▼
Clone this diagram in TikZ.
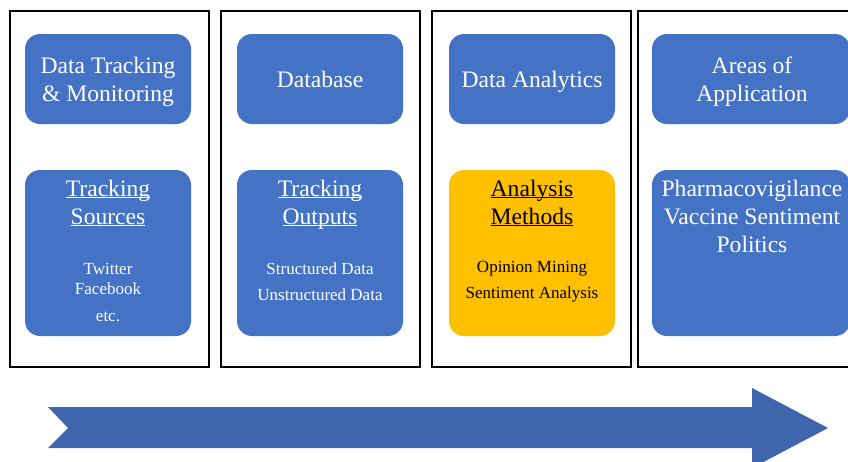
\documentclass[tikz,border=0pt]{standalone}
\usepackage{fontspec}
\setmainfont{Liberation Serif}
\usetikzlibrary{positioning}
\definecolor{boxblue}{HTML}{4472C4}
\definecolor{boxgold}{HTML}{FFC000}
\definecolor{arrowblue}{HTML}{3F65AD}
\newcommand\uword[1]{\underline{\smash{#1}}}
\tikzset{
  stage/.style={draw=black, line width=1.4pt},
  card/.style={fill=boxblue, rounded corners=15pt, text=white, align=center,
    minimum width=166pt, minimum height=90pt, inner sep=0pt,
    font=\fontsize{23.6}{28}\selectfont},
  tallcard/.style={card, minimum height=166pt},
  heading/.style={align=center, text=white, font=\fontsize{23.6}{28}\selectfont},
  items/.style={align=center, text=white, font=\fontsize{17}{20}\selectfont},
}
\begin{document}
\begin{tikzpicture}[x=1pt, y=-1pt]
  \clip (0,0) rectangle (848,461);
  \fill[white] (0,0) rectangle (848,461);
  % the four stages
  \draw[stage] (10,11) rectangle (209,367);
  \draw[stage] (221,11) rectangle (420,367);
  \draw[stage] (432,11) rectangle (631,367);
  \draw[stage] (638,11) rectangle (870,367);
  % top row
  \node[card] (tracking) at (108,79) {};
  \node[card] (database) at (320,79) {};
  \node[card] (analytics) at (532,79) {};
  \node[card, minimum width=198pt] (areas) at (751,79) {};
  \node[heading] (trackingT) at (108,82) {Data Tracking\\\& Monitoring};
  \node[heading] (databaseT) at (320,79) {Database};
  \node[heading] (analyticsT) at (532,82) {Data Analytics};
  \node[heading] (areasT) at (752,82) {Areas of\\Application};
  % bottom row
  \node[tallcard] (sources) at (108,253) {};
  \node[tallcard] (outputs) at (320,253) {};
  \node[tallcard, fill=boxgold] (methods) at (532,253) {};
  \node[tallcard, minimum width=198pt] (fields) at (751,253) {};
  \node[heading] (sourcesT) at (108,211) {\uword{Tracking}\\\uword{Sources}};
  \node[items] (sourcesL) at (108,292) {Twitter\\Facebook\\[7pt]etc.};
  \node[heading] (outputsT) at (320,211) {\uword{Tracking}\\\uword{Outputs}};
  \node[items, font=\fontsize{17}{26}\selectfont] (outputsL) at (320,282) {Structured Data\\Unstructured Data};
  \node[heading, text=black] (methodsT) at (532,211) {\uword{Analysis}\\\uword{Methods}};
  \node[items, text=black, font=\fontsize{17}{26}\selectfont] (methodsL) at (532,282) {Opinion Mining\\Sentiment Analysis};
  \node[heading] (fieldsT) at (752,216) {Pharmacovigilance\\Vaccine Sentiment\\Politics};
  % timeline arrow
  \fill[arrowblue] (48,407) -- (752,407) -- (752,388) -- (828,428) -- (752,468)
    -- (752,448) -- (48,448) -- (68,428) -- cycle;
\end{tikzpicture}
\end{document}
▲
Reproduce the material word for word. Any pictures should be left out of the copy.

Clone this diagram in TikZ.
\documentclass[tikz,border=0pt]{standalone}
\usepackage{fontspec}
\setmainfont{Liberation Serif}
\usetikzlibrary{positioning}
\definecolor{boxblue}{HTML}{4472C4}
\definecolor{boxgold}{HTML}{FFC000}
\definecolor{arrowblue}{HTML}{3F65AD}
\newcommand\uword[1]{\underline{\smash{#1}}}
\tikzset{
  stage/.style={draw=black, line width=1.4pt},
  card/.style={fill=boxblue, rounded corners=15pt, text=white, align=center,
    minimum width=166pt, minimum height=90pt, inner sep=0pt,
    font=\fontsize{23.6}{28}\selectfont},
  tallcard/.style={card, minimum height=166pt},
  heading/.style={align=center, text=white, font=\fontsize{23.6}{28}\selectfont},
  items/.style={align=center, text=white, font=\fontsize{17}{20}\selectfont},
}
\begin{document}
\begin{tikzpicture}[x=1pt, y=-1pt]
  \clip (0,0) rectangle (848,461);
  \fill[white] (0,0) rectangle (848,461);
  % the four stages
  \draw[stage] (10,11) rectangle (209,367);
  \draw[stage] (221,11) rectangle (420,367);
  \draw[stage] (432,11) rectangle (631,367);
  \draw[stage] (638,11) rectangle (870,367);
  % top row
  \node[card] (tracking) at (108,79) {};
  \node[card] (database) at (320,79) {};
  \node[card] (analytics) at (532,79) {};
  \node[card, minimum width=198pt] (areas) at (751,79) {};
  \node[heading] (trackingT) at (108,82) {Data Tracking\\\& Monitoring};
  \node[heading] (databaseT) at (320,79) {Database};
  \node[heading] (analyticsT) at (532,82) {Data Analytics};
  \node[heading] (areasT) at (752,82) {Areas of\\Application};
  % bottom row
  \node[tallcard] (sources) at (108,253) {};
  \node[tallcard] (outputs) at (320,253) {};
  \node[tallcard, fill=boxgold] (methods) at (532,253) {};
  \node[tallcard, minimum width=198pt] (fields) at (751,253) {};
  \node[heading] (sourcesT) at (108,211) {\uword{Tracking}\\\uword{Sources}};
  \node[items] (sourcesL) at (108,292) {Twitter\\Facebook\\[7pt]etc.};
  \node[heading] (outputsT) at (320,211) {\uword{Tracking}\\\uword{Outputs}};
  \node[items, font=\fontsize{17}{26}\selectfont] (outputsL) at (320,282) {Structured Data\\Unstructured Data};
  \node[heading, text=black] (methodsT) at (532,211) {\uword{Analysis}\\\uword{Methods}};
  \node[items, text=black, font=\fontsize{17}{26}\selectfont] (methodsL) at (532,282) {Opinion Mining\\Sentiment Analysis};
  \node[heading] (fieldsT) at (752,216) {Pharmacovigilance\\Vaccine Sentiment\\Politics};
  % timeline arrow
  \fill[arrowblue] (48,407) -- (752,407) -- (752,388) -- (828,428) -- (752,468)
    -- (752,448) -- (48,448) -- (68,428) -- cycle;
\end{tikzpicture}
\end{document}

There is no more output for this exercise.